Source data

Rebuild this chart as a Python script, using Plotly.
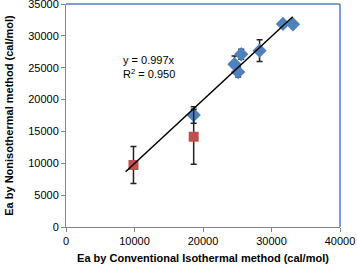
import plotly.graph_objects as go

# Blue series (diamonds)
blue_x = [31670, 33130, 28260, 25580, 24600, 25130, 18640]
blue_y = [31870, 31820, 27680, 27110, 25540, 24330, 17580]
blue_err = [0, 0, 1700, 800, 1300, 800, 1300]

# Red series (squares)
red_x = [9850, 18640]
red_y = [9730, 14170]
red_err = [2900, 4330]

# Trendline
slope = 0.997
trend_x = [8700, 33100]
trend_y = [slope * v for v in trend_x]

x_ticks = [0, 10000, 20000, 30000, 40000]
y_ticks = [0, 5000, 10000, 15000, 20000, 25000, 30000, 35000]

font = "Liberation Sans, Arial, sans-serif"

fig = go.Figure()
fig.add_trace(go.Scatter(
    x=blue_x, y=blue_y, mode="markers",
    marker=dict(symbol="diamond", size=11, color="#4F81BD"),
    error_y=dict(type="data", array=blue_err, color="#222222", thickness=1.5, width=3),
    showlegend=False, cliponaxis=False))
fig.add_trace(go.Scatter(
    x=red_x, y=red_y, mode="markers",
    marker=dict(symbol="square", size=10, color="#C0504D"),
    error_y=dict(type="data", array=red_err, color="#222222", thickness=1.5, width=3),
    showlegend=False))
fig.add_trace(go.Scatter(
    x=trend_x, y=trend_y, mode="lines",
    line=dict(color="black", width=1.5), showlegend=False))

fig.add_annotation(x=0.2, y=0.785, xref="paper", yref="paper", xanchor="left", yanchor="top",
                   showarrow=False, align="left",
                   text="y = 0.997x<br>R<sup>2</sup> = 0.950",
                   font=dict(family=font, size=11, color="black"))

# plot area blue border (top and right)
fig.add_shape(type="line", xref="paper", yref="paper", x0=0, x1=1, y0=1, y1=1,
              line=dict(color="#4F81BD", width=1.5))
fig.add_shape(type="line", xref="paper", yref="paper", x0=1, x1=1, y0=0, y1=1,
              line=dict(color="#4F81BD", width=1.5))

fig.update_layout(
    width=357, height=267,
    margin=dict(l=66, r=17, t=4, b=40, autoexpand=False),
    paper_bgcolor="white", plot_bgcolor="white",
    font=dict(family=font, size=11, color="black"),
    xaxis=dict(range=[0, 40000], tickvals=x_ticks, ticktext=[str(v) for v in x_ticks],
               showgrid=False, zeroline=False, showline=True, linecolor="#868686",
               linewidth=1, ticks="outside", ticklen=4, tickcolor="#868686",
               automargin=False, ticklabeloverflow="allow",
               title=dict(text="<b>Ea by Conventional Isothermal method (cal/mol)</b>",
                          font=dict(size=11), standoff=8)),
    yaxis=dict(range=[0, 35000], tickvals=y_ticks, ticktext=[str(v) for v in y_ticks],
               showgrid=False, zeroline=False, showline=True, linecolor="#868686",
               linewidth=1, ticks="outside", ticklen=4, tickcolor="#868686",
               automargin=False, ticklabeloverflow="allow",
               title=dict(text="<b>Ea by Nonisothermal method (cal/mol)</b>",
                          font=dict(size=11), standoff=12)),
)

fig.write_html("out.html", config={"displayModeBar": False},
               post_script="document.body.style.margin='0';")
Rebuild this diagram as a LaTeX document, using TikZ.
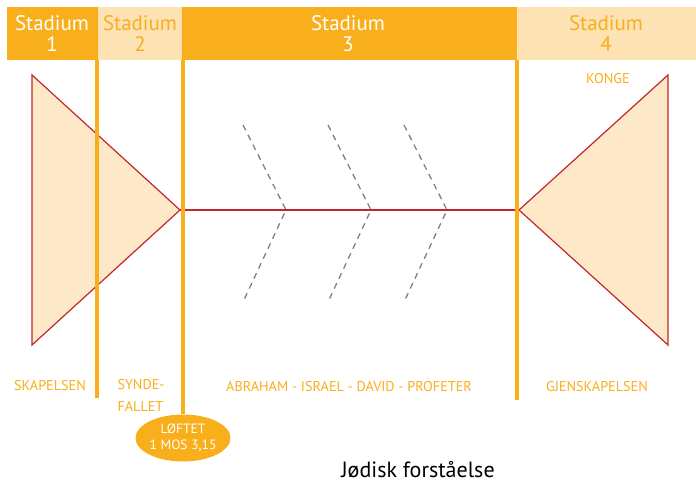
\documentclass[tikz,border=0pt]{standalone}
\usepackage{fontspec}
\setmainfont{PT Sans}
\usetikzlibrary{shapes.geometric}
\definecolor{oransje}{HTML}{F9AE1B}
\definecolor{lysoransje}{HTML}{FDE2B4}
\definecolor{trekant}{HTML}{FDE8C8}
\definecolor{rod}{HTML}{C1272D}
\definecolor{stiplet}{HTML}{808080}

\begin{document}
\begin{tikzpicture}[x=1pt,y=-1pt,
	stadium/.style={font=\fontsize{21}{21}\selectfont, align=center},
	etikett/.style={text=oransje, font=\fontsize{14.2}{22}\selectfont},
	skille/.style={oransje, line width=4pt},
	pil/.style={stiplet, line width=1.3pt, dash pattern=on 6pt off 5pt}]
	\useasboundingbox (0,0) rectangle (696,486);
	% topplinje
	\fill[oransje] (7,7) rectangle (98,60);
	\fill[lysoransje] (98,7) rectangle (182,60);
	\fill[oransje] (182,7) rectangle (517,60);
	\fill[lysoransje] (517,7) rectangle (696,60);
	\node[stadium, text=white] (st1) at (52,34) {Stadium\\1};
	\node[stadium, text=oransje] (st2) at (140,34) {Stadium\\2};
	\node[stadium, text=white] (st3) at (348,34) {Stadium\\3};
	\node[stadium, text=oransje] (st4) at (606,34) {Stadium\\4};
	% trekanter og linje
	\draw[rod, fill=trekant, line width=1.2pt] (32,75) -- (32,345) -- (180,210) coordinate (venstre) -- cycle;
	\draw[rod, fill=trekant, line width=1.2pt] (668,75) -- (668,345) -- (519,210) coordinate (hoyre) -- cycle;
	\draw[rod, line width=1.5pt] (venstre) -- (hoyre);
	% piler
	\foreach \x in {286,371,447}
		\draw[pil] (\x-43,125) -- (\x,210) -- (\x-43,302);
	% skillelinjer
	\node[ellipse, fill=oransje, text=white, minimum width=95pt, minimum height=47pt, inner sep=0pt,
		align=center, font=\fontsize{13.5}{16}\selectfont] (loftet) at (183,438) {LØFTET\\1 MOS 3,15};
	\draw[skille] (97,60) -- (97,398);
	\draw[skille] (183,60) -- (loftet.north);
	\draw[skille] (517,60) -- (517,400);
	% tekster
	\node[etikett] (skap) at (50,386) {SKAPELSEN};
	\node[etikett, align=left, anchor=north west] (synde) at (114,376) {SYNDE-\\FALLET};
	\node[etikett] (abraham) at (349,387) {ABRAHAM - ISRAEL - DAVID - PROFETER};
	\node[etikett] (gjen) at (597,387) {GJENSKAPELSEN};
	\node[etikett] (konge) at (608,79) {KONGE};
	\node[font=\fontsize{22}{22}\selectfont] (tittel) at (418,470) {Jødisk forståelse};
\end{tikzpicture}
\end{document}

### REQUIREMENTS
Write out nothing but the lines from the start of the data through the line with "red_err = [2900, 4330]". Leave out the pictures.

### THE ANSWER
Rebuild this chart as a Python script, using Plotly.
import plotly.graph_objects as go

# Blue series (diamonds)
blue_x = [31670, 33130, 28260, 25580, 24600, 25130, 18640]
blue_y = [31870, 31820, 27680, 27110, 25540, 24330, 17580]
blue_err = [0, 0, 1700, 800, 1300, 800, 1300]

# Red series (squares)
red_x = [9850, 18640]
red_y = [9730, 14170]
red_err = [2900, 4330]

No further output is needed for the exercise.